## Task goal
Line by line, repeat the data below exactly, beginning at the first line and ending at the line with "const yTicks = [5,10,15,20,25,30,35];". Omit pictures.

## Available data

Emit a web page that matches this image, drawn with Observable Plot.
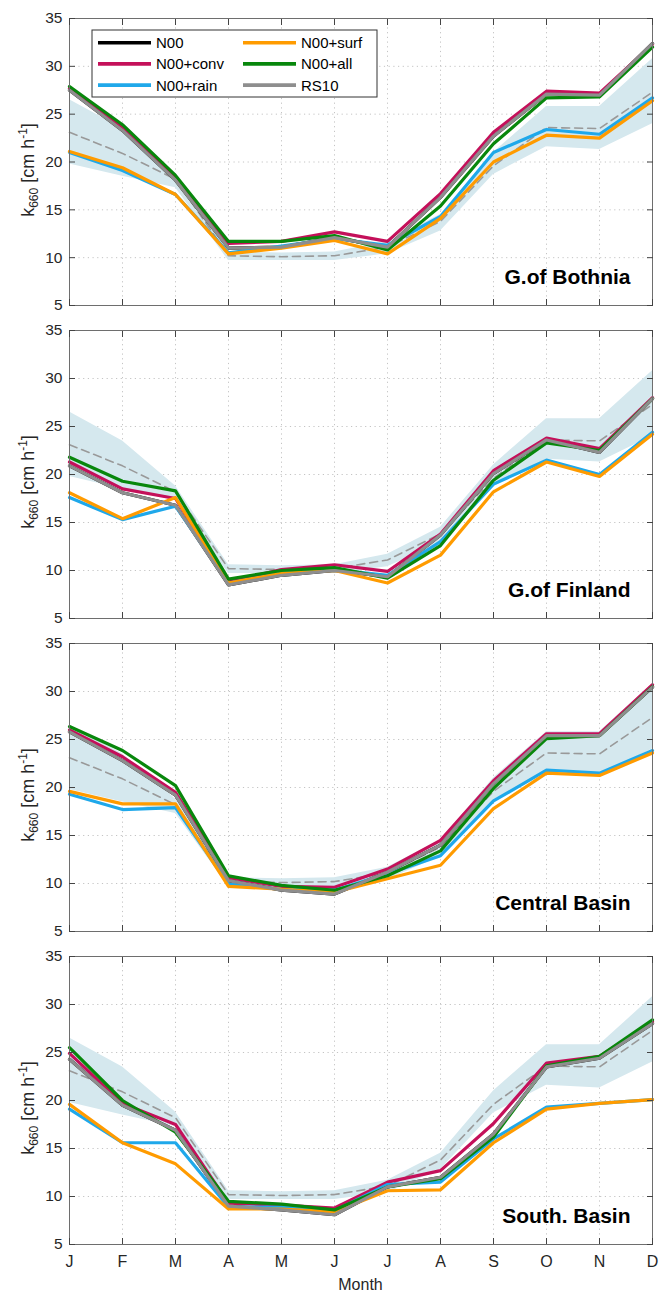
<!DOCTYPE html>
<html><head><meta charset="utf-8">
<script src="https://cdn.jsdelivr.net/npm/d3@7"></script>
<script src="https://cdn.jsdelivr.net/npm/@observablehq/plot@0.6"></script>
<style>body{margin:0;background:#fff}#chart svg{display:block}</style>
</head><body><div id="chart"></div>
<script>
const months = ["J","F","M","A","M","J","J","A","S","O","N","D"];
const regions = ["G.of Bothnia","G.of Finland","Central Basin","South. Basin"];
const seriesNames = ["N00","N00+conv","N00+rain","N00+surf","N00+all","RS10"];
const seriesColors = ["#000000","#c4105a","#1fa8ea","#ff9b00","#08870c","#8e8e8e"];
const yTicks = [5,10,15,20,25,30,35];

// rows: regions (Bothnia, Finland, Central, South)
const N00 = [
  [27.5,23.3,18.1,11.0,11.1,12.1,11.1,16.3,22.7,27.1,27.0,32.4],
  [20.9,18.1,16.8,8.5,9.5,10.0,9.35,13.7,20.1,23.6,22.3,27.9],
  [25.8,22.8,19.2,10.3,9.3,8.9,11.2,14.0,20.4,25.4,25.4,30.45],
  [24.3,19.5,16.9,9.0,8.6,8.1,11.0,12.0,16.5,23.5,24.4,28.0]
];
const N00conv = [
  [27.7,23.6,18.4,11.5,11.7,12.7,11.7,16.7,23.1,27.4,27.2,32.3],
  [21.3,18.5,17.5,8.8,10.1,10.6,9.9,13.8,20.4,23.8,22.7,28.0],
  [26.0,23.2,19.5,10.6,9.7,9.6,11.5,14.5,20.7,25.6,25.6,30.7],
  [24.9,19.7,17.5,9.3,9.1,8.8,11.5,12.7,17.6,23.9,24.6,28.2]
];
const N00rain = [
  [21.0,19.1,16.6,10.5,11.2,12.0,11.3,14.3,21.0,23.4,22.9,26.7],
  [17.6,15.3,16.7,8.7,9.7,10.1,9.5,13.0,19.0,21.5,20.0,24.4],
  [19.3,17.7,17.9,9.95,9.4,9.3,11.0,12.9,18.6,21.8,21.5,23.85],
  [19.1,15.6,15.6,8.9,8.9,8.5,11.25,11.5,16.0,19.3,19.7,20.1]
];
const N00surf = [
  [21.1,19.4,16.6,10.4,11.0,11.8,10.4,14.1,20.0,22.8,22.5,26.4],
  [18.1,15.4,17.6,8.7,9.7,10.0,8.7,11.6,18.2,21.3,19.8,24.2],
  [19.6,18.3,18.3,9.7,9.4,9.1,10.5,11.9,17.8,21.5,21.25,23.6],
  [19.6,15.6,13.4,8.7,8.7,8.4,10.6,10.7,15.6,19.1,19.7,20.1]
];
const N00all = [
  [27.9,23.9,18.6,11.7,11.7,12.3,10.8,15.4,21.9,26.7,26.8,32.0],
  [21.8,19.3,18.3,9.1,10.0,10.3,9.2,12.6,19.4,23.3,22.5,27.9],
  [26.35,23.85,20.2,10.8,9.8,9.3,10.8,13.4,19.9,25.1,25.4,30.5],
  [25.5,20.0,16.7,9.5,9.2,8.6,11.0,11.85,16.2,23.6,24.6,28.4]
];
const RS10 = [
  [27.5,23.3,18.1,11.0,11.1,12.1,11.1,16.3,22.7,27.1,27.0,32.4],
  [20.9,18.1,16.8,8.5,9.5,10.0,9.35,13.7,20.1,23.6,22.3,27.9],
  [25.8,22.8,19.2,10.3,9.3,8.9,11.2,14.0,20.4,25.4,25.4,30.45],
  [24.3,19.5,16.9,9.0,8.6,8.1,11.0,12.0,16.5,23.5,24.4,28.0]
];
const seriesArrays = [N00, N00conv, N00rain, N00surf, N00all, RS10];

// observation-based reference (dashed line) and its range (shaded band)
const obsMean = [23.1,20.9,18.2,10.2,10.1,10.2,11.1,13.8,19.6,23.6,23.5,27.3];
const obsLow  = [19.8,18.5,17.3,9.7,9.7,9.7,10.4,12.8,18.7,21.6,21.3,24.0];
const obsHigh = [26.5,23.5,18.8,10.6,10.5,10.6,11.7,14.5,21.0,25.8,25.8,30.8];

const FONT = "'Liberation Sans', Arial, Helvetica, sans-serif";
const heights = [312,313,313,356];
const container = document.getElementById("chart");

regions.forEach((name, r) => {
  const last = r === regions.length - 1;
  const band = months.map((m, i) => ({i, mean: obsMean[i], lo: obsLow[i], hi: obsHigh[i]}));
  const long = [];
  seriesArrays.forEach((arr, s) => arr[r].forEach((v, i) => long.push({i, v, s: seriesNames[s]})));
  const plot = Plot.plot({
    width: 668, height: heights[r],
    marginLeft: 69, marginRight: 16, marginTop: 18, marginBottom: last ? 50 : 7,
    style: {fontFamily: FONT, fontSize: "16px", color: "#262626", background: "#fff", overflow: "visible"},
    x: {domain: [0, 11], label: null},
    y: {domain: [5, 35], label: null},
    color: {domain: seriesNames, range: seriesColors},
    marks: [
      Plot.gridX(d3.range(1, 11), {stroke: "#c4c4c4", strokeOpacity: 1, strokeDasharray: "1.2,3.5"}),
      Plot.gridY([10, 15, 20, 25, 30], {stroke: "#c4c4c4", strokeOpacity: 1, strokeDasharray: "1.2,3.5"}),
      Plot.areaY(band, {x: "i", y1: "lo", y2: "hi", fill: "#d5e8ee"}),
      Plot.lineY(band, {x: "i", y: "mean", stroke: "#999999", strokeWidth: 1.6, strokeDasharray: "8,5"}),
      Plot.lineY(long, {x: "i", y: "v", z: "s", stroke: "s", strokeWidth: 3.2, strokeLinejoin: "round"}),
      Plot.frame({stroke: "#6e6e6e", strokeWidth: 1}),
      Plot.axisY(yTicks, {anchor: "left", tickSize: -6, tickPadding: 13, fontSize: 15.5, stroke: "#444", label: null}),
      Plot.axisY(yTicks, {anchor: "right", tickSize: -6, tickFormat: () => "", stroke: "#444", label: null}),
      Plot.axisX(d3.range(12), {anchor: "top", tickSize: -6, tickFormat: () => "", stroke: "#444", label: null}),
      Plot.axisX(d3.range(12), {anchor: "bottom", tickSize: -6, tickPadding: last ? 17 : 0,
        tickFormat: last ? (i => months[i]) : (() => ""), stroke: "#444", fontSize: 16, label: null}),
      Plot.text([name], {frameAnchor: "bottom-right", dx: -22, dy: -22, textAnchor: "end", lineAnchor: "bottom",
        fontWeight: "bold", fontSize: 21, fill: "#000"})
    ]
  });
  container.appendChild(plot);
  const svg = d3.select(plot);
  // y-axis title with subscript / superscript
  const cy = 18 + 144;
  const t = svg.append("text")
    .attr("transform", `translate(34,${cy + 8}) rotate(-90)`)
    .attr("text-anchor", "middle")
    .attr("font-family", FONT).attr("font-size", 18).attr("fill", "#262626");
  t.append("tspan").text("k");
  t.append("tspan").attr("font-size", 12).attr("dy", 4).text("660");
  t.append("tspan").attr("dy", -4).text(" [cm h");
  t.append("tspan").attr("font-size", 12).attr("dy", -7).text("-1");
  t.append("tspan").attr("dy", 7).text("]");

  if (r === 0) {
    const lg = svg.append("g").attr("font-family", FONT).attr("font-size", 15).attr("fill", "#000")
      .attr("text-anchor", "start");
    lg.append("rect").attr("x", 92).attr("y", 30).attr("width", 285).attr("height", 67)
      .attr("fill", "#fff").attr("stroke", "#333").attr("stroke-width", 1);
    seriesNames.forEach((nm, k) => {
      const col = k < 3 ? 0 : 1, row = k % 3;
      const x0 = col === 0 ? 98 : 243, yy = 42.7 + row * 21.2;
      lg.append("line").attr("x1", x0).attr("x2", x0 + 53).attr("y1", yy).attr("y2", yy)
        .attr("stroke", seriesColors[k]).attr("stroke-width", 3.6);
      lg.append("text").attr("x", x0 + 58).attr("y", yy).attr("dy", "0.36em")
        .attr("text-anchor", "start").text(nm);
    });
  }
  if (last) {
    svg.append("text").attr("x", (69 + 652) / 2).attr("y", heights[r] - 4)
      .attr("text-anchor", "middle").attr("font-family", FONT).attr("font-size", 16)
      .attr("fill", "#262626").text("Month");
  }
});
</script></body></html>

## Response to the task
Emit a web page that matches this image, drawn with Observable Plot.
<!DOCTYPE html>
<html><head><meta charset="utf-8">
<script src="https://cdn.jsdelivr.net/npm/d3@7"></script>
<script src="https://cdn.jsdelivr.net/npm/@observablehq/plot@0.6"></script>
<style>body{margin:0;background:#fff}#chart svg{display:block}</style>
</head><body><div id="chart"></div>
<script>
const months = ["J","F","M","A","M","J","J","A","S","O","N","D"];
const regions = ["G.of Bothnia","G.of Finland","Central Basin","South. Basin"];
const seriesNames = ["N00","N00+conv","N00+rain","N00+surf","N00+all","RS10"];
const seriesColors = ["#000000","#c4105a","#1fa8ea","#ff9b00","#08870c","#8e8e8e"];
const yTicks = [5,10,15,20,25,30,35];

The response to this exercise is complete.